NVIDIA Introduces Nemotron 3 Model Family with Hybrid Mamba-Transformer Architecture
NVIDIA has released the Nemotron 3 family of language models, according to papers published on arXiv. The family includes three variants: Nano, Super, and Ultra, which “deliver strong agentic, reasoning, and conversational capabilities,” according to the arXiv abstract.
The models utilize a Mixture-of-Experts hybrid Mamba-Transformer architecture designed to “provide b[etter efficiency],” according to the research paper. The Nemotron 3 Nano 30B-A3B variant was pretrained on 25 trillion text tokens, “including more than 3 trillion new unique tokens over Nemotron 2,” followed by supervised fine-tuning, according to the paper’s abstract.
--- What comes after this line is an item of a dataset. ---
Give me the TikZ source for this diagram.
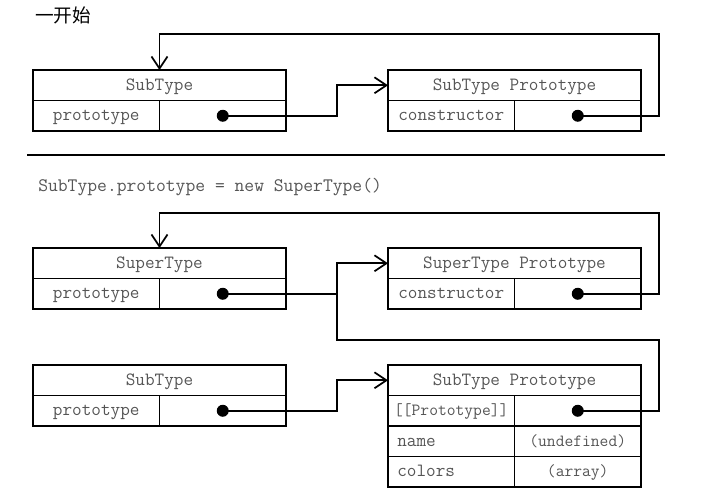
\documentclass[tikz,border=0pt]{standalone}
\usepackage{fontspec}
\usetikzlibrary{arrows.meta,calc}
\newfontfamily\cjk{Noto Sans CJK SC}
\definecolor{txtgray}{RGB}{85,85,85}
\tikzset{
  cell/.style={draw, line width=1.3pt, inner sep=0pt, outer sep=0pt, anchor=north west,
    minimum height=22.875pt, text height=1.8ex, text depth=0ex,
    font=\ttfamily\fontsize{14}{16}\selectfont, text=txtgray},
  hd/.style={cell, minimum width=189.75pt},
  hc/.style={cell, minimum width=94.875pt},
  lc/.style={hc, align=left, text width=80.875pt, inner xsep=7pt},
  sm/.style={font=\ttfamily\fontsize{12.8}{15}\selectfont},
  conn/.style={line width=1.3pt},
  arr/.style={conn, -{Straight Barb[length=9pt,width=12pt,line width=1.3pt]}},
  dotc/.style={fill=black},
}
\begin{document}
\begin{tikzpicture}[x=0.75pt,y=-0.75pt]
\useasboundingbox (0,0) rectangle (715,493);
% title
\node[anchor=west, font=\cjk\fontsize{14}{16}\selectfont, inner sep=0pt] (title) at (35,15) {一开始};
% top section
\node[hd] (sub1h) at (33,70) {SubType};
\node[hc] (sub1k) at (33,100.5) {prototype};
\node[hc] (sub1v) at (159.5,100.5) {};
\node[hd] (stp1h) at (388,70) {SubType Prototype};
\node[hc] (stp1k) at (388,100.5) {constructor};
\node[hc] (stp1v) at (514.5,100.5) {};
\fill[dotc] (sub1v.center) circle (4.5pt);
\fill[dotc] (stp1v.center) circle (4.5pt);
\draw[arr] (sub1v.center) -- ++(114.25,0) |- (stp1h.west);
\draw[arr] (stp1v.center) -- ++(81.25,0) |- ([yshift=27pt]sub1h.north) -- (sub1h.north);
% separator
\coordinate (sepL) at (27,155);
\coordinate (sepR) at (665,155);
\draw[line width=2pt] (sepL) -- (sepR);
% code line
\node[anchor=west, inner sep=0pt, font=\ttfamily\fontsize{14.3}{16}\selectfont, text=txtgray] (code) at (38,187) {SubType.prototype = new SuperType()};
% middle section
\node[hd] (sup2h) at (33,248) {SuperType};
\node[hc] (sup2k) at (33,278.5) {prototype};
\node[hc] (sup2v) at (159.5,278.5) {};
\node[hd] (spp2h) at (388,248) {SuperType Prototype};
\node[hc] (spp2k) at (388,278.5) {constructor};
\node[hc] (spp2v) at (514.5,278.5) {};
% bottom section
\node[hd] (sub3h) at (33,365) {SubType};
\node[hc] (sub3k) at (33,395.5) {prototype};
\node[hc] (sub3v) at (159.5,395.5) {};
\node[hd] (stp3h) at (388,365) {SubType Prototype};
\node[hc,sm] (stp3k1) at (388,395.5) {[[Prototype]]};
\node[hc] (stp3v1) at (514.5,395.5) {};
\node[lc] (stp3k2) at (388,426) {name};
\node[hc,sm] (stp3v2) at (514.5,426) {(undefined)};
\node[lc] (stp3k3) at (388,456.5) {colors};
\node[hc,sm] (stp3v3) at (514.5,456.5) {(array)};
% dots
\fill[dotc] (sup2v.center) circle (4.5pt);
\fill[dotc] (spp2v.center) circle (4.5pt);
\fill[dotc] (sub3v.center) circle (4.5pt);
\fill[dotc] (stp3v1.center) circle (4.5pt);
% connectors
\coordinate (jn) at ($(sup2v.center)+(114.25,0)$);
\draw[conn] (sup2v.center) -- (jn);
\draw[arr] (stp3v1.center) -- ++(81.25,0) |- ([yshift=18.75pt]stp3h.north -| jn) |- (spp2h.west);
\draw[arr] (spp2v.center) -- ++(81.25,0) |- ([yshift=26.25pt]sup2h.north) -- (sup2h.north);
\draw[arr] (sub3v.center) -- ++(114.25,0) |- (stp3h.west);
\end{tikzpicture}
\end{document}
The architecture combines two emerging approaches in language model design: Mixture-of-Experts (MoE), which activates only subsets of model parameters for different inputs, and the Mamba-Transformer hybrid approach, which blends transformer attention mechanisms with the newer Mamba state-space model architecture.
According to the arXiv announcement, the models are described as “open” and “efficient,” suggesting availability for wider use. The research papers were published on arXiv with announcement type listed as “cross,” indicating cross-listing across multiple research categories.